WHICH OF YOUR SHOWS HAS SEEN THE BEST CROWD REACTION SO FAR?
Ed: “We would all probably agree that our show at Magma Dolores Park in Shenzhen was our best because at that point we had a good bulk of material and had started coming into our own, stylistically. There was a good vibe at the show and the crowd responded very enthusiastically to our music. We received great feedback afterwards.”
WHAT’S IT LIKE REHEARSING TOGETHER?
Boris: “I don’t find the atmosphere to be pushy and I just start playing, I don’t really have to think about it because it’s easy and fun. Practices are a low-pressure environment, one which I think I flourish in.”
DID YOU WRITE ANY SONGS THAT YOU THINK ARE A BIT WHACKY?
Mick: “We have one song that we all feel is a little too weird called ‘Stranger Alien’. The song has an 11/8-time signature and we’re struggling to land on a proper arrangement for the song. We are currently working to refine it and make it work with the rest of the album.”
WHAT’S NEXT FOR UNANIMOUS?
Mick: “The next big thing for us will be to get into the studio, we have written 12 songs so far and we are highly anticipating recording our first full length album. Once we have this recorded we will look into touring, spreading our music and growing as a band.”
THE BEATLEBAND: THE COVER BAND
A tribute band dedicated to The Beatles, The Beatleband is an ingenious endeavour by four musical Guangzhouers, paying homage to the world-famous rock band from the 60s. Having played gigs at various venues in Guangdong, the successful squadron combines UK and USA talent, with Clem Vickery on vocals and bass, Jason Boyd on guitar and vocals, Bill Blackford on lead guitar and backup vocals, and Chris Pye on drums.
The Beatleband has brought its classics and less-known tracks to Dongguan through Murray’s and Cruise Bar at Kande Hotel, for our PartyHERE! event, The Executives, which took place in January. And how can anyone dislike a good rendition of the Beatles?
DID YOU EVER EXPECT YOUR BAND TO BE SO SUCCESSFUL?
Jason: “There are no guarantees in show business, but it seemed like being a tribute band for one of the most popular bands of all time was a pretty safe bet. I think if we were a ‘Captain Beefheart’ cover band it would have been much more of an uphill battle.”
WHAT WOULD YOU SAY MAKES YOUR SHOWS WORTH WATCHING?
Jason: “Great songs.

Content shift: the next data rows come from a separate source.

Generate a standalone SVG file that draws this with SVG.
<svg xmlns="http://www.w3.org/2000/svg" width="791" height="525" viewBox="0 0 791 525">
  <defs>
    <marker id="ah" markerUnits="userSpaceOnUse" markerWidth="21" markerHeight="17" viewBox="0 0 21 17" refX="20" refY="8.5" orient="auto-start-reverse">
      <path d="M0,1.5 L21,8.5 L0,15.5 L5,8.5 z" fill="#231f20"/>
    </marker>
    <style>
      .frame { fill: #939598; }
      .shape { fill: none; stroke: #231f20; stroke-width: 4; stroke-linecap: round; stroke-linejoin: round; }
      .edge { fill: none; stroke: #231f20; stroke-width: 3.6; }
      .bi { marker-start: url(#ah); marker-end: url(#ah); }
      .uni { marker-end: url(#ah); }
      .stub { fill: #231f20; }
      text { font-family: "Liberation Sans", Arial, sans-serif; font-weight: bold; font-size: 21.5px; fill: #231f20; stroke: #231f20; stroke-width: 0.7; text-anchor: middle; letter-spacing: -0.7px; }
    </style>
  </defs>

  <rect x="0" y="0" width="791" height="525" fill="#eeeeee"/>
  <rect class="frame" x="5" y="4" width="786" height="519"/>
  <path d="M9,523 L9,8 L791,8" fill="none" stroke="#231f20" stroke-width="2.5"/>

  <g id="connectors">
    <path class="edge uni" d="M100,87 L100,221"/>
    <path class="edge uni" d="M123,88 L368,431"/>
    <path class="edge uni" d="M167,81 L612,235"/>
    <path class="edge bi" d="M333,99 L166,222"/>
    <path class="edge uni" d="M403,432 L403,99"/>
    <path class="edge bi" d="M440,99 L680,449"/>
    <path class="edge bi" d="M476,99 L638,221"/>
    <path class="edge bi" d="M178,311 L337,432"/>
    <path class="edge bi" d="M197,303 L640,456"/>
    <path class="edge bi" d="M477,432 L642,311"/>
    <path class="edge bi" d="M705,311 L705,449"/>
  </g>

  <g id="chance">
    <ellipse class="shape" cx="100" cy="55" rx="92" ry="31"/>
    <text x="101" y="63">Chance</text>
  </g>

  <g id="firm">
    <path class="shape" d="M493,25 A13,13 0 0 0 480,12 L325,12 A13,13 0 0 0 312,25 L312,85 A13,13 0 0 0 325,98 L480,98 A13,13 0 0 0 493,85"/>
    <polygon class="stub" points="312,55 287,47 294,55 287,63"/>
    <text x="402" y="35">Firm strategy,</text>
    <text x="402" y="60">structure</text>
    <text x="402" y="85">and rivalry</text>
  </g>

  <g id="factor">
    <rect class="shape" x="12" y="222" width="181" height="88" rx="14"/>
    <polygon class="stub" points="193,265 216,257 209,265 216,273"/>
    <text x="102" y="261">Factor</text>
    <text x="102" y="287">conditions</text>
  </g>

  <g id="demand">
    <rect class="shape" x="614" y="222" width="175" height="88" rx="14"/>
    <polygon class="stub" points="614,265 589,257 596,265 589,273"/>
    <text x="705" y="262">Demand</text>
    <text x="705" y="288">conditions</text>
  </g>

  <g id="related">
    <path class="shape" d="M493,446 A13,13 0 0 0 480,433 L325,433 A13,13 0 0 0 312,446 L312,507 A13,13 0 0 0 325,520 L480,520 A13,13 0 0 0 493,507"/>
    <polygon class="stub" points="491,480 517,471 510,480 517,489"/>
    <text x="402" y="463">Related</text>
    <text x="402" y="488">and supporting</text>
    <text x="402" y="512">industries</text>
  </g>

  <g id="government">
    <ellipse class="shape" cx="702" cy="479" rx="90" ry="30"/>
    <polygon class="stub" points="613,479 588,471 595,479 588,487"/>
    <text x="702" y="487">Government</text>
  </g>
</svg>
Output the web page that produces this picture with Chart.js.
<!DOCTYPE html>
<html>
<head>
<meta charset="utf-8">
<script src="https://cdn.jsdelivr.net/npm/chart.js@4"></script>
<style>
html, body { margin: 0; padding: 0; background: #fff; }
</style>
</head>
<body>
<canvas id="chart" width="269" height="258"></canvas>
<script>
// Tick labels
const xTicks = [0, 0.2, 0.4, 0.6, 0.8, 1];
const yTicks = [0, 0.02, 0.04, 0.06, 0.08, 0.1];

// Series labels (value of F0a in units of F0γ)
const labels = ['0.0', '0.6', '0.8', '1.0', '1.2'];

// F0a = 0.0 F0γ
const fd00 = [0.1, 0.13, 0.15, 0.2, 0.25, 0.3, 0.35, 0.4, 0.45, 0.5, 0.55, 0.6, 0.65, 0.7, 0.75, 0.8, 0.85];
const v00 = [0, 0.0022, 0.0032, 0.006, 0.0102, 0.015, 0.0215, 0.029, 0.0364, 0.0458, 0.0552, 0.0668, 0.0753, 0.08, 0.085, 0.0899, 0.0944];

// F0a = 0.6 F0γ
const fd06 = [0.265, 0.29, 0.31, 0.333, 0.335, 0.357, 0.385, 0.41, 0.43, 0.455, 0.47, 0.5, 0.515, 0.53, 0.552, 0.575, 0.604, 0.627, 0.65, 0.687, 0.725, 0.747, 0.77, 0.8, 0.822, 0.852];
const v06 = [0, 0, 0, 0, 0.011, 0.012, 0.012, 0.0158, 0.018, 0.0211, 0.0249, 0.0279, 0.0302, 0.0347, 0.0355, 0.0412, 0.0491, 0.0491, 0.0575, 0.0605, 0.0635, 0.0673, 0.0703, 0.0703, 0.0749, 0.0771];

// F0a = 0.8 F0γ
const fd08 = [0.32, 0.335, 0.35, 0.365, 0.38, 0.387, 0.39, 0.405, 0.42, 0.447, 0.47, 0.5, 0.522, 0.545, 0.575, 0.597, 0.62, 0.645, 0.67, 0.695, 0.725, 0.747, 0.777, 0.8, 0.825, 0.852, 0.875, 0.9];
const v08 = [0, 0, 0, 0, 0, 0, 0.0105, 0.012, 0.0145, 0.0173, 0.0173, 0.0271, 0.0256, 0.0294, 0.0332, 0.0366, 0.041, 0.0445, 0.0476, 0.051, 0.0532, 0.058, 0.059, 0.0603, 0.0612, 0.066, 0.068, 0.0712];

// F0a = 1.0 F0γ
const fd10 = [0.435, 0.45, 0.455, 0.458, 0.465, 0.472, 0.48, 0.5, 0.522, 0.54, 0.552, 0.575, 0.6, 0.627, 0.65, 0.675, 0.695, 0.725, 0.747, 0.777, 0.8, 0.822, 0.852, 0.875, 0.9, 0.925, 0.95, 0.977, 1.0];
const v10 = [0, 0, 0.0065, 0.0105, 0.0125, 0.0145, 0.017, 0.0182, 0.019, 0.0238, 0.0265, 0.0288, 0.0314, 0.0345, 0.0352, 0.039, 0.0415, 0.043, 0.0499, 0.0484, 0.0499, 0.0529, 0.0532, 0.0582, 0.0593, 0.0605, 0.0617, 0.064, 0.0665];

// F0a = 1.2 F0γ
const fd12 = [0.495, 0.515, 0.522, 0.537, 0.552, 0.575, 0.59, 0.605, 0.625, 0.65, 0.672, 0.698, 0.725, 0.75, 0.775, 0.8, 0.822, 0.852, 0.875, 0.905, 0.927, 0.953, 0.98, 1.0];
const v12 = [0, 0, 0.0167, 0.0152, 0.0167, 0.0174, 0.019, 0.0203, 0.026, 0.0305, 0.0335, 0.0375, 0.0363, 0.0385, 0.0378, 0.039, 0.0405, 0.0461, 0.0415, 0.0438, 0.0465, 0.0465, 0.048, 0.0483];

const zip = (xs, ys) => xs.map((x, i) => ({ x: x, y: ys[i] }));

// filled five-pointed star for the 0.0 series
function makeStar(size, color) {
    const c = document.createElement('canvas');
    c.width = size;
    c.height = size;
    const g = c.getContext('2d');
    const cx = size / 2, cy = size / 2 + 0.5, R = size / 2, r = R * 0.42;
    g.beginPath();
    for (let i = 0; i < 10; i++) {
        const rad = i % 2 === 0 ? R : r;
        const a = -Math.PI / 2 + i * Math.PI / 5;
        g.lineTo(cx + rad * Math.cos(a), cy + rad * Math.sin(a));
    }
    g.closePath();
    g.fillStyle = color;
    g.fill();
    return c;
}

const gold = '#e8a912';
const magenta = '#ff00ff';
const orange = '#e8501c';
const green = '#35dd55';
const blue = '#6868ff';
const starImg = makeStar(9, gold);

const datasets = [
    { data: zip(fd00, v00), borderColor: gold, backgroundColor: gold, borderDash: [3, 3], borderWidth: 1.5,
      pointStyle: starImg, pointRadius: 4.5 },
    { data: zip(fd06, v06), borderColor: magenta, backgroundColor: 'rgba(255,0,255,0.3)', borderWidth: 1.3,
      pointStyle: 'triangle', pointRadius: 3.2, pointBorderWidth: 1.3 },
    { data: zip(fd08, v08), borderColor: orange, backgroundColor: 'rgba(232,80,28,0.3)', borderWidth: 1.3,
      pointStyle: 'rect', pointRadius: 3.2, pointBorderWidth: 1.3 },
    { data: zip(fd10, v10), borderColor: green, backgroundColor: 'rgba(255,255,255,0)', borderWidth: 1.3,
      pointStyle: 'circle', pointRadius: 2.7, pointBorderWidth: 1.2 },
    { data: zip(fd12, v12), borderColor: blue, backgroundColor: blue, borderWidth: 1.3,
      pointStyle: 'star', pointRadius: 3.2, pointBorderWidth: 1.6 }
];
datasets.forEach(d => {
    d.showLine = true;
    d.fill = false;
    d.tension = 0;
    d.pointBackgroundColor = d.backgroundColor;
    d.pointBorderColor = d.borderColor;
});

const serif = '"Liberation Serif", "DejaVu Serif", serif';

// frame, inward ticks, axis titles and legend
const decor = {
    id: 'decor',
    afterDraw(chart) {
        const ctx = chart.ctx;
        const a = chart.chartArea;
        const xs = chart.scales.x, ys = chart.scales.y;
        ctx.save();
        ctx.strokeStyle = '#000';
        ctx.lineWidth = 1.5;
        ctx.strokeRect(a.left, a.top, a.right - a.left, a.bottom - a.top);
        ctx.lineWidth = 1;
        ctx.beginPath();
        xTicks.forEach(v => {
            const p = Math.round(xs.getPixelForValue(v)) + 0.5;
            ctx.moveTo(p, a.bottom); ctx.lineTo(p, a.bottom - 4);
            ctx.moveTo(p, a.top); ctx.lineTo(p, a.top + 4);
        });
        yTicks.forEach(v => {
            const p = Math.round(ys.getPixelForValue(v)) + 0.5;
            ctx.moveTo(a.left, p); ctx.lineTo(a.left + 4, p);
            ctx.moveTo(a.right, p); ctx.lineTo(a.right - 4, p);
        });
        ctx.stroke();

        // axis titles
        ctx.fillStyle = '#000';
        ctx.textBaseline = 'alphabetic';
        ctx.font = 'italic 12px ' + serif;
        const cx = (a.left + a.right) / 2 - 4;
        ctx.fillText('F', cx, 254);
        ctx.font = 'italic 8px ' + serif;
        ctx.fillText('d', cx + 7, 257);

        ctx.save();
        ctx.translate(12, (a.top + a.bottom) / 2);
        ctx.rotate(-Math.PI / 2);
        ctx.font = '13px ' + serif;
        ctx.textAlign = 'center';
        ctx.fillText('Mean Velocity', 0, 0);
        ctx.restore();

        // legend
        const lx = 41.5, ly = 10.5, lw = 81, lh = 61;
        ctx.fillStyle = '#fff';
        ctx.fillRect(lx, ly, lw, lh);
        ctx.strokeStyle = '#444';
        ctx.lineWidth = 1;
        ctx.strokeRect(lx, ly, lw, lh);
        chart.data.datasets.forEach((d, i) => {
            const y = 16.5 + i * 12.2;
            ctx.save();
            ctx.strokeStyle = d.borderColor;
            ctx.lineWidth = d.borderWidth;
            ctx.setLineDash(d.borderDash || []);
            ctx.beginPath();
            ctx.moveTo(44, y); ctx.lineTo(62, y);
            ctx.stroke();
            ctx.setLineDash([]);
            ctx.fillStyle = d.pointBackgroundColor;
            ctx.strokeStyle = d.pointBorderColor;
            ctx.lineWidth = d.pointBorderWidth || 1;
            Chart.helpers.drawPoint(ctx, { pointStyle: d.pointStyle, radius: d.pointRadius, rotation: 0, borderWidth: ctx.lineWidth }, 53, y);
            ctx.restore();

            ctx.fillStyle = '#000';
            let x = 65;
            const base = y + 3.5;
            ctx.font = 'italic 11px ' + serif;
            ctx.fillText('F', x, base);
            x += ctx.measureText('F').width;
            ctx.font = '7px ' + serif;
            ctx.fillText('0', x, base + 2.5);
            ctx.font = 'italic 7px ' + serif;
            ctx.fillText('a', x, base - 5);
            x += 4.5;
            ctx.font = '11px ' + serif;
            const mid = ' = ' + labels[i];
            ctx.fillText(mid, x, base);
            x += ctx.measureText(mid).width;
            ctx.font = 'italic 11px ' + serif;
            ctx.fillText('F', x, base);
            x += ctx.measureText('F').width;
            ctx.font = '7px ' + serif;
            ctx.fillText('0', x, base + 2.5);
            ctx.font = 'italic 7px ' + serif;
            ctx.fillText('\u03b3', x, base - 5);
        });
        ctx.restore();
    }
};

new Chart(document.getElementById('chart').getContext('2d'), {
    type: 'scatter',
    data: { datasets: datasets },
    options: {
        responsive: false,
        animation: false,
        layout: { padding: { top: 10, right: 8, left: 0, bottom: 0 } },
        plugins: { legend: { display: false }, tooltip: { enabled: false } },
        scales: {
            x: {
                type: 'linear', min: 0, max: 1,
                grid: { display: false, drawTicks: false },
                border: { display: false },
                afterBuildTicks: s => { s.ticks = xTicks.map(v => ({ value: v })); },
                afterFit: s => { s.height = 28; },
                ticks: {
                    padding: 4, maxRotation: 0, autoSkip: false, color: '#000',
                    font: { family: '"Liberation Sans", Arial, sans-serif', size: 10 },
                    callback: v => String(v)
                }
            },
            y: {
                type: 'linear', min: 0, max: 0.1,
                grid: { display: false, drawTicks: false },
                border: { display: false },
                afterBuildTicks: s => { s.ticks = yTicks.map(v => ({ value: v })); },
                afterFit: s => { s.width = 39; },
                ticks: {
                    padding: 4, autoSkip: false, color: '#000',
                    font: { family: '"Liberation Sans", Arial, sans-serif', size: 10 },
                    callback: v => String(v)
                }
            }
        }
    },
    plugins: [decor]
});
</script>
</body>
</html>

We do most of the big ones that people know but also we have some hidden gems for real Beatles fans too.”
WAS IT IMPORTANT TO YOU TO ADD A TOUCH OF YOUR OWN STYLE? OR DO YOU AIM TO BE A REPLICA OF THE BAND WE ALL KNOW AND LOVE?
Jason: “Well, it’s impossible to sing as well as the real deal, but we did work hard to get the harmonies correct. I think most of us are going for as accurate as possible, however we have changed the drum parts around quite a bit to make them more dynamic and modern. (No offense to Ringo!)”
IF YOU COULD ONLY PLAY TWO SONGS FOR THE REST OF TIME, WHICH ONES WOULD IT BE?
Jason: “‘Lucy in the Sky with Diamonds’ and ‘Hey Bulldog’.”
WHAT FAMOUS BEATLES SONG TENDS TO GET THE BEST REACTION OR THE MOST CROWDS DANCING?
Jason: “Well, everyone loves ‘Hey Jude’ because it’s a big sing-along song. But as far as dancing, folks love the early Beatles songs best. Those like ‘Twist and Shout’ and ‘I Saw Her Standing There’.”
HOW HAS IT BEEN FOR YOU FORMING A COVER BAND IN GUANGDONG?
Jason: “Honestly it’s been pretty smooth to put together. All of us have been in bands before, and it’s been so much fun to do a deep dive into the catalog of one of our favorite bands. And audiences have been great. Although it’s nice to have some western folk in the audience to show the Chinese folk its okay to get up and dance around like a loon.”